There's more of a difference between generations than you might think.

When are Ageless, Genderless User Personas Effective?

On the web, everyone is equal.

This is a problem, especially for those of us engaged in the business of writing user personas.

It should be no secret by this point that the how-to of creating user personas is still up in the air.  There is a modicum of agreement that personas should be based around the analytics gathered on the website in question.  How treat data in comparison and contrasts with your target audience, and how to synthesize that comparison into user personas, is still widely up for debate.

So where do we start when it comes to building user personas?

One of the most helpful resources I point newcomers to is usability.gov, which has a list of some great user persona standards. Among other things, they suggest you provide a persona with an age and gender.

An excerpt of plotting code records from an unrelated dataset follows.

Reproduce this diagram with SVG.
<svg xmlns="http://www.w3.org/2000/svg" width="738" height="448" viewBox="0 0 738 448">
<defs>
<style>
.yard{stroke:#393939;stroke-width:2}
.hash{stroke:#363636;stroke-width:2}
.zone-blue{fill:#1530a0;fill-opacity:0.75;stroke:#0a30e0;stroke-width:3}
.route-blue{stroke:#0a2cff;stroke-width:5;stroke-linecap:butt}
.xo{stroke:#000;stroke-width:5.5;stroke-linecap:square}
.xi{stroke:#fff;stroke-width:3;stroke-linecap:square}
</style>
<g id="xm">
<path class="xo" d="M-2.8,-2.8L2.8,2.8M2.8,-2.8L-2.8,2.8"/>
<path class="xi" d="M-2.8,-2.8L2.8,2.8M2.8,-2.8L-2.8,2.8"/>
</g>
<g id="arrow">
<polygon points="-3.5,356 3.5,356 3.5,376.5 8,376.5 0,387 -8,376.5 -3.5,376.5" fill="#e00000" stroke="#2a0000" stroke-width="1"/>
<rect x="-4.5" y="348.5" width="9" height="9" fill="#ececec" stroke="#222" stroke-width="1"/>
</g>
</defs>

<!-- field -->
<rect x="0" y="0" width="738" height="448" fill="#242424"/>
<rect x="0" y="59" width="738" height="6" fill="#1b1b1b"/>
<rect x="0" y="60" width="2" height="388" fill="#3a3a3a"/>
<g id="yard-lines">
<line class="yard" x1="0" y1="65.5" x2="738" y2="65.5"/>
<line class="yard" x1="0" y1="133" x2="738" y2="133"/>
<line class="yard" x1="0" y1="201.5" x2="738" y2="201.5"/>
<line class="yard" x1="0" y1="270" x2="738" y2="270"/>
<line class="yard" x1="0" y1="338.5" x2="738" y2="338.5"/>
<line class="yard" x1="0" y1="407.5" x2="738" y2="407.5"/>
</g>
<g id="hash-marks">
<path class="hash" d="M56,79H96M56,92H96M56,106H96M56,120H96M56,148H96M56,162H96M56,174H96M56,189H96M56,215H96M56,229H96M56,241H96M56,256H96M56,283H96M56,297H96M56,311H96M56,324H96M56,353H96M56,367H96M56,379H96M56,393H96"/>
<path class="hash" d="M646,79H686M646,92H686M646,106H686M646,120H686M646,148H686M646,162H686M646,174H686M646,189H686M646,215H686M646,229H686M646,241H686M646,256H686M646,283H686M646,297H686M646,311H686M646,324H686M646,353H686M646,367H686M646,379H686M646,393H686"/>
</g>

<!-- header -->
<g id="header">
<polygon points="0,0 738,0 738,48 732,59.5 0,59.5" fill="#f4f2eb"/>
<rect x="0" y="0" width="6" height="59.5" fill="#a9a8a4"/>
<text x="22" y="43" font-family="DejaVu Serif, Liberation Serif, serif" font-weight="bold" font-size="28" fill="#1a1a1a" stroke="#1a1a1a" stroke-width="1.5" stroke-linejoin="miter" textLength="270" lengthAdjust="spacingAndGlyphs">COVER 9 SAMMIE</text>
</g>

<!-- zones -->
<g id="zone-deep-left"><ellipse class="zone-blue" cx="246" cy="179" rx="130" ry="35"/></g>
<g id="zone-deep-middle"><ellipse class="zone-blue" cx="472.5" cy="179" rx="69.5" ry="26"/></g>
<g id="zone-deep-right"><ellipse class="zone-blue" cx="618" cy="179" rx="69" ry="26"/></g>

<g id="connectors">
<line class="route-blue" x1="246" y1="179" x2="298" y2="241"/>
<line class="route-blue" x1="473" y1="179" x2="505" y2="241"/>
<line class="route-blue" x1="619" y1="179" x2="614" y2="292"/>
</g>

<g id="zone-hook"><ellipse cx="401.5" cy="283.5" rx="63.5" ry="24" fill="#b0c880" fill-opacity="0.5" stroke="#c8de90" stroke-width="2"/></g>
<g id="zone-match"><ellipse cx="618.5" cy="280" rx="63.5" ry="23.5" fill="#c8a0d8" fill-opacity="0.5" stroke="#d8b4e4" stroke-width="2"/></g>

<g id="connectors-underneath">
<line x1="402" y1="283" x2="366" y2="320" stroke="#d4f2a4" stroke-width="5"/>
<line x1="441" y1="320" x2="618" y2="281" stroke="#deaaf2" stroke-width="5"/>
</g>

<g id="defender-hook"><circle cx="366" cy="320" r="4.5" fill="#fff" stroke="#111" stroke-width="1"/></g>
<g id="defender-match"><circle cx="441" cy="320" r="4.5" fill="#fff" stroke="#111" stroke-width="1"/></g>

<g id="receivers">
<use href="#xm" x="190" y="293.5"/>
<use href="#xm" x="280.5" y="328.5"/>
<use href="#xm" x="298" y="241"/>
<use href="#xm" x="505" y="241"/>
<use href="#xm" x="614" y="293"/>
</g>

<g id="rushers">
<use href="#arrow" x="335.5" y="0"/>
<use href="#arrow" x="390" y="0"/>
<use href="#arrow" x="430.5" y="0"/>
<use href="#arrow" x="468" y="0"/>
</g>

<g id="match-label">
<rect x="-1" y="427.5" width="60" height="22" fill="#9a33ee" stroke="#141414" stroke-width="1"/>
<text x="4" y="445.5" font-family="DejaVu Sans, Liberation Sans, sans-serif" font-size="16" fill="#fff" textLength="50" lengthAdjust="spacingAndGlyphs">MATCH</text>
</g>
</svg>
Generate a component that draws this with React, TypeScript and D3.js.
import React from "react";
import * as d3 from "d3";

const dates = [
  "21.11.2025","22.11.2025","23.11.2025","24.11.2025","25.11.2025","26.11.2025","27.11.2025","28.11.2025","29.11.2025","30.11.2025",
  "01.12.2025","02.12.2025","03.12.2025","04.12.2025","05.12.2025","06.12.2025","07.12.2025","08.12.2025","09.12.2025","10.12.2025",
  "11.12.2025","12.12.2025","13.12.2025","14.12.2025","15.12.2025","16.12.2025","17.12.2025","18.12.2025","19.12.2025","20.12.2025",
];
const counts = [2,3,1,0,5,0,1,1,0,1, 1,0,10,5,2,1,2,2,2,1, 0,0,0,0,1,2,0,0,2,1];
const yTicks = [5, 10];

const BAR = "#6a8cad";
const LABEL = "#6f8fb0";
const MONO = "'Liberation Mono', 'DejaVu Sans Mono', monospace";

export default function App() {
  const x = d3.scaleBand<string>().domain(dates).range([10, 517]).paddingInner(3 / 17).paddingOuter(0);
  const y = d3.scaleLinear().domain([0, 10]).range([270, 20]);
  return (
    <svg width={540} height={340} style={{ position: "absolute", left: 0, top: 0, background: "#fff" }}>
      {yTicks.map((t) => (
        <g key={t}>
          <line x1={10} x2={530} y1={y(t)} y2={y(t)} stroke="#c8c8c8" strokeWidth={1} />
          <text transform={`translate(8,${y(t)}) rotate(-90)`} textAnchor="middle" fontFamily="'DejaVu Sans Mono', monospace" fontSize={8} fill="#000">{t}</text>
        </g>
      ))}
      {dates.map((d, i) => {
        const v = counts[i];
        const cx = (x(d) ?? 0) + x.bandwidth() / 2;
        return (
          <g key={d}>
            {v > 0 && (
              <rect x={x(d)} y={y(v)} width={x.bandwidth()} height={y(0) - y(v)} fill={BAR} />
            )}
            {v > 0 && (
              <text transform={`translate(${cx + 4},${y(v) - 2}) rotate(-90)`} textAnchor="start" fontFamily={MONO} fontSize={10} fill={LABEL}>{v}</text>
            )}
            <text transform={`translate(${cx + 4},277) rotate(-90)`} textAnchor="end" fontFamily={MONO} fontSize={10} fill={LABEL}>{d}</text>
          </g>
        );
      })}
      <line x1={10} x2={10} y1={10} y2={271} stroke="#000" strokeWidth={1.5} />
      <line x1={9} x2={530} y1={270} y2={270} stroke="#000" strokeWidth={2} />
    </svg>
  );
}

This is a tricky bit, however.  There are many who want to treat everyone in all walks of life with equality, including some industry leaders that believe in removing age and gender from personas. The argument they provide is that these facets of a user don’t provide relevant context, and only add biased, unproven assumptions to the equations. Personas, they state, should be based on story archs, and not on aspects of the user that provide useless context to that story.

On a certain level, that makes sense.  We all make assumptions about people of different gender and ages based on our own experiences and the influence of the different people and institutions in our lives.  We’ve probably all heard that women are terrible drivers, or that teenagers don’t care about the world around them.  In general, we’re fighting a battle against the stereotypes we as individuals and as a culture use to label these groups.

This extension of ethnocentrism is the antitheses of what the world wide web is all about– providing the same opportunities to explore, learn, and consume to individuals the world over.

There are others (myself included) that believe the usefulness of a persona is at least two-fold. A persona allows you to synthesize data captured from analytics into usable format, true.  They also allow for designers to design for actual human beings rather than the generalized “user” that is so often discussed around the conference table.

By putting a face and name with a set of requirements, you’re suddenly working to make Susie Shopper’s experience better, not some nameless, faceless, un-relatable “user.”  Your work is more personal. You feel like you’re connecting with and solving the problems of actual customers.

Removing aspects such as age and gender only serve to de-personify the persona, which seems a bit of a contradiction of terms.  So long as we’re aware of our own presuppositions and actively seek to counter them, there’s no problem with keeping age and gender as part of our user personas.

But that’s not the only issue I have with this approach.

But wait! There's more!
But wait! There’s more!

The difficulty we run into here is the age old “ideal vs reality” conundrum.

I absolutely agree that men and women should be treated as equals.  Everyone, regardless of age, should have the same fair treatment when it comes to their web experiences.

However, the fact of the matter is that there is a good deal of difference to how men, women, and different age groups consume user interfaces and experiences.

According to a study conducted by the Worcester Polytechnic Institute,  women notice and use different aspects of a UI than men. Women, for instance, are more prone to notice people and faces, whereas men are more drawn to dynamic color choices. There’s also empirical evidence that things such as font choice may have a large effect on how men and women consume user interfaces.

The study on font consumption in UI dealt specifically with cars, but has far-reaching implications.
The study on font consumption in UI dealt specifically with cars, but has far-reaching implications.

Additionally, the age range of your demographic should affect your UX design, especially if you’re designing for older audiences. There’s a significant amount of research and knowledge behind understanding how older adults interact with the web.  Things like font choice and size, which you might expect has a larger impact for older audiences, actually have negligible effects on usability for older adults, while persistent and consistent navigation have a huge benefit.

While it may be politically correct to have the concept that “women are no different from men,” and that “age doesn’t matter,” the reality of the situation, when it comes to UX at least, is that there’s a distinct difference between the groups.  How this difference is applied will vary depending on you site’s demographics and target audience.

If your site is age and gender agnostic, then by all means, go ahead and strip out this information.  If not, ensure that your user persona, as well as your assumptions about that user, are based on a solid scientific grounding, and not your stereotypical presuppositions.

As UX professionals, it’s our duty to provide everyone an equally effective and awesome experience, tailored to our users’ collective needs and wants.

Afer all, on the web, everyone is equal.